What to work on ▸
Omit pictures and quote the listing below line by line, from its start through the line that holds "const vectorStressAngErr = [0, 0.3, 0.4, 0.85];".

--- start Source material ---

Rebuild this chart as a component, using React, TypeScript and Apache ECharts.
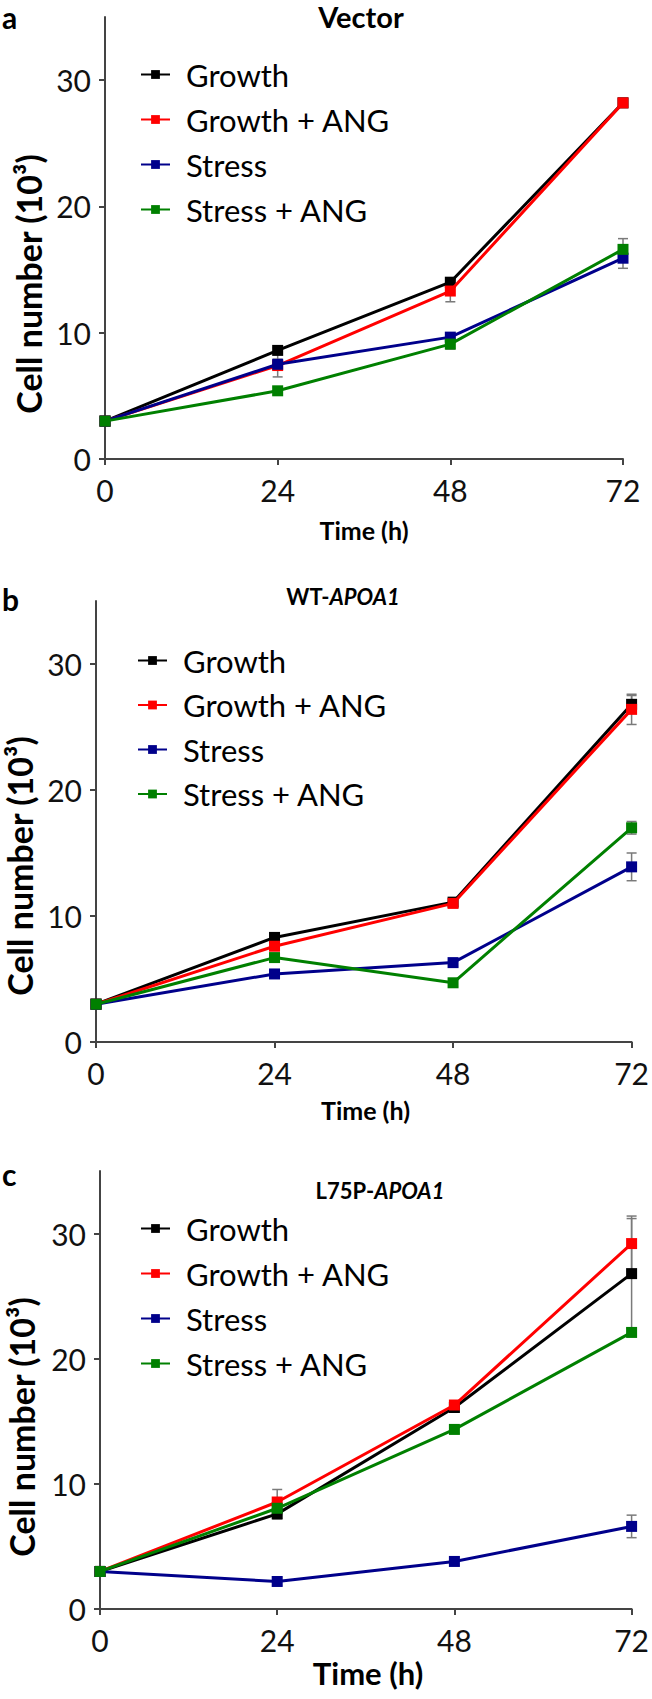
import React, { useEffect, useRef } from 'react';
import * as echarts from 'echarts';

const FONT = 'Lato';

const timePoints = [0, 24, 48, 72];
const xTicks = [0, 24, 48, 72];
const yTicks = [0, 10, 20, 30];
const seriesNames = ['Growth', 'Growth + ANG', 'Stress', 'Stress + ANG'];
const seriesColors = ['#000000', '#ff0000', '#00008b', '#008000'];

// Panel a: Vector (cell number, 10^3)
const vectorGrowth = [3.0, 8.6, 14.0, 28.2];
const vectorGrowthAng = [3.0, 7.4, 13.3, 28.2];
const vectorStress = [3.0, 7.5, 9.65, 15.9];
const vectorStressAng = [3.0, 5.4, 9.1, 16.6];
const vectorGrowthErr = [0, 0.2, 0.2, 0.3];
const vectorGrowthAngErr = [0, 0.9, 0.85, 0.35];
const vectorStressErr = [0, 0.4, 0.3, 0.8];
const vectorStressAngErr = [0, 0.3, 0.4, 0.85];

// Panel b: WT-APOA1
const wtGrowth = [3.0, 8.3, 11.1, 26.8];
const wtGrowthAng = [3.0, 7.6, 11.0, 26.4];
const wtStress = [3.0, 5.4, 6.3, 13.9];
const wtStressAng = [3.0, 6.7, 4.7, 17.0];
const wtGrowthErr = [0, 0.3, 0.3, 0.7];
const wtGrowthAngErr = [0, 0.3, 0.3, 1.2];
const wtStressErr = [0, 0.3, 0.3, 1.1];
const wtStressAngErr = [0, 0.3, 0.3, 0.5];

// Panel c: L75P-APOA1
const mutGrowth = [3.0, 7.6, 16.1, 26.8];
const mutGrowthAng = [3.0, 8.55, 16.3, 29.2];
const mutStress = [3.0, 2.2, 3.8, 6.6];
const mutStressAng = [3.0, 8.05, 14.35, 22.1];
const mutGrowthErr = [0, 0.4, 0.3, 4.4];
const mutGrowthAngErr = [0, 1.0, 0.3, 2.2];
const mutStressErr = [0, 0.3, 0.3, 0.9];
const mutStressAngErr = [0, 0.3, 0.3, 0.3];

const panels = [
  {
    letter: 'a',
    title: '{n|Vector}',
    titleSize: 29,
    values: [vectorGrowth, vectorGrowthAng, vectorStress, vectorStressAng],
    errors: [vectorGrowthErr, vectorGrowthAngErr, vectorStressErr, vectorStressAngErr],
    layout: {
      left: 105, right: 29, top: 17, height: 442,
      letterTop: 2, titleX: 361, titleY: 16,
      yNameX: 28, yNameY: 284, xNameY: 530, xNameSize: 25,
      legendLeft: 135, legendTop: 54, legendGap: 14,
    },
  },
  {
    letter: 'b',
    title: '{n|WT-}{i|APOA1}',
    titleSize: 22,
    values: [wtGrowth, wtGrowthAng, wtStress, wtStressAng],
    errors: [wtGrowthErr, wtGrowthAngErr, wtStressErr, wtStressAngErr],
    layout: {
      left: 96, right: 17, top: 601, height: 441,
      letterTop: 584, titleX: 343, titleY: 596,
      yNameX: 19, yNameY: 866, xNameY: 1110, xNameSize: 25,
      legendLeft: 132, legendTop: 640, legendGap: 13.5,
    },
  },
  {
    letter: 'c',
    title: '{n|L75P-}{i|APOA1}',
    titleSize: 22,
    values: [mutGrowth, mutGrowthAng, mutStress, mutStressAng],
    errors: [mutGrowthErr, mutGrowthAngErr, mutStressErr, mutStressAngErr],
    layout: {
      left: 100, right: 16, top: 1171, height: 438,
      letterTop: 1159, titleX: 380, titleY: 1190,
      yNameX: 21, yNameY: 1427, xNameY: 1673, xNameSize: 31,
      legendLeft: 135, legendTop: 1208, legendGap: 14,
    },
  },
];

const AXIS_COLOR = '#444444';

function buildOption() {
  const grid: any[] = [];
  const xAxis: any[] = [];
  const yAxis: any[] = [];
  const legend: any[] = [];
  const series: any[] = [];
  const graphic: any[] = [];

  panels.forEach((p, i) => {
    const L = p.layout;
    grid.push({ left: L.left, right: L.right, top: L.top, height: L.height, containLabel: false });
    xAxis.push({
      type: 'value', gridIndex: i, min: 0, max: 72, interval: 24,
      axisLine: { show: true, onZero: false, lineStyle: { color: AXIS_COLOR, width: 2 } },
      axisTick: { show: true, length: 6, inside: false, customValues: xTicks, lineStyle: { color: AXIS_COLOR, width: 2 } },
      axisLabel: { customValues: xTicks, fontFamily: FONT, fontSize: 30, color: '#111', margin: 16 },
      splitLine: { show: false },
    });
    yAxis.push({
      type: 'value', gridIndex: i, min: 0, max: 35, interval: 10,
      axisLine: { show: true, onZero: false, lineStyle: { color: AXIS_COLOR, width: 2 } },
      axisTick: { show: true, length: 6, inside: false, customValues: yTicks, lineStyle: { color: AXIS_COLOR, width: 2 } },
      axisLabel: { customValues: yTicks, fontFamily: FONT, fontSize: 30, color: '#111', margin: 14 },
      splitLine: { show: false },
    });
    legend.push({
      data: seriesNames,
      orient: 'vertical',
      left: L.legendLeft,
      top: L.legendTop,
      itemWidth: 29,
      itemHeight: 11,
      itemGap: L.legendGap,
      selectedMode: false,
      textStyle: { fontFamily: FONT, fontSize: 31, color: '#000', lineHeight: 31, padding: [0, 0, 0, 11] },
    });

    p.values.forEach((vals, j) => {
      const errs = p.errors[j];
      series.push({
        type: 'custom',
        name: seriesNames[j] + ' error',
        xAxisIndex: i,
        yAxisIndex: i,
        z: 2,
        silent: true,
        encode: { x: 0, y: [1, 2] },
        data: timePoints
          .map((t, k) => [t, vals[k] - errs[k], vals[k] + errs[k]])
          .filter((d, k) => errs[k] > 0),
        renderItem: (params: any, api: any) => {
          const x = api.value(0);
          const lo = api.coord([x, api.value(1)]);
          const hi = api.coord([x, api.value(2)]);
          const w = 5;
          const st = { stroke: '#7a7a7a', lineWidth: 1.5 };
          return {
            type: 'group',
            children: [
              { type: 'line', shape: { x1: lo[0], y1: lo[1], x2: hi[0], y2: hi[1] }, style: st },
              { type: 'line', shape: { x1: lo[0] - w, y1: lo[1], x2: lo[0] + w, y2: lo[1] }, style: st },
              { type: 'line', shape: { x1: hi[0] - w, y1: hi[1], x2: hi[0] + w, y2: hi[1] }, style: st },
            ],
          };
        },
      });
      series.push({
        type: 'line',
        name: seriesNames[j],
        xAxisIndex: i,
        yAxisIndex: i,
        z: 3 + j,
        data: timePoints.map((t, k) => [t, vals[k]]),
        symbol: 'rect',
        symbolSize: 11,
        color: seriesColors[j],
        lineStyle: { width: 3, color: seriesColors[j] },
        itemStyle: { color: seriesColors[j] },
      });
    });

    graphic.push({
      type: 'text', left: 2, top: L.letterTop,
      style: { text: p.letter, font: `bold 30px ${FONT}`, fill: '#000' },
    });
    graphic.push({
      type: 'text', x: L.titleX, y: L.titleY,
      style: {
        text: p.title,
        align: 'center', verticalAlign: 'middle',
        textAlign: 'center', textVerticalAlign: 'middle',
        rich: {
          n: { fontFamily: FONT, fontWeight: 'bold', fontSize: p.titleSize, fill: '#000', color: '#000' },
          i: { fontFamily: FONT, fontWeight: 'bold', fontStyle: 'italic', fontSize: p.titleSize, fill: '#000', color: '#000' },
        },
      },
    });
    graphic.push({
      type: 'text', x: L.yNameX, y: L.yNameY, rotation: Math.PI / 2,
      style: {
        text: 'Cell number (10³)', font: `bold 34px ${FONT}`, fill: '#000',
        align: 'center', verticalAlign: 'middle', textAlign: 'center', textVerticalAlign: 'middle',
      },
    });
    graphic.push({
      type: 'text', x: L.left + (652 - L.left - L.right) / 2, y: L.xNameY,
      style: {
        text: 'Time (h)', font: `bold ${L.xNameSize}px ${FONT}`, fill: '#000',
        align: 'center', verticalAlign: 'middle', textAlign: 'center', textVerticalAlign: 'middle',
      },
    });
  });

  return {
    animation: false,
    backgroundColor: '#ffffff',
    textStyle: { fontFamily: FONT },
    grid, xAxis, yAxis, legend, series, graphic,
  };
}

export default function App() {
  const ref = useRef<HTMLDivElement>(null);
  useEffect(() => {
    document.body.style.margin = '0';
    if (!ref.current) return;
    const chart = echarts.init(ref.current, undefined, { renderer: 'svg' });
    chart.setOption(buildOption() as any);
    return () => chart.dispose();
  }, []);
  return <div ref={ref} style={{ width: 652, height: 1699 }} />;
}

--- end Source material ---

Exercise output ▸
Rebuild this chart as a component, using React, TypeScript and Apache ECharts.
import React, { useEffect, useRef } from 'react';
import * as echarts from 'echarts';

const FONT = 'Lato';

const timePoints = [0, 24, 48, 72];
const xTicks = [0, 24, 48, 72];
const yTicks = [0, 10, 20, 30];
const seriesNames = ['Growth', 'Growth + ANG', 'Stress', 'Stress + ANG'];
const seriesColors = ['#000000', '#ff0000', '#00008b', '#008000'];

// Panel a: Vector (cell number, 10^3)
const vectorGrowth = [3.0, 8.6, 14.0, 28.2];
const vectorGrowthAng = [3.0, 7.4, 13.3, 28.2];
const vectorStress = [3.0, 7.5, 9.65, 15.9];
const vectorStressAng = [3.0, 5.4, 9.1, 16.6];
const vectorGrowthErr = [0, 0.2, 0.2, 0.3];
const vectorGrowthAngErr = [0, 0.9, 0.85, 0.35];
const vectorStressErr = [0, 0.4, 0.3, 0.8];
const vectorStressAngErr = [0, 0.3, 0.4, 0.85];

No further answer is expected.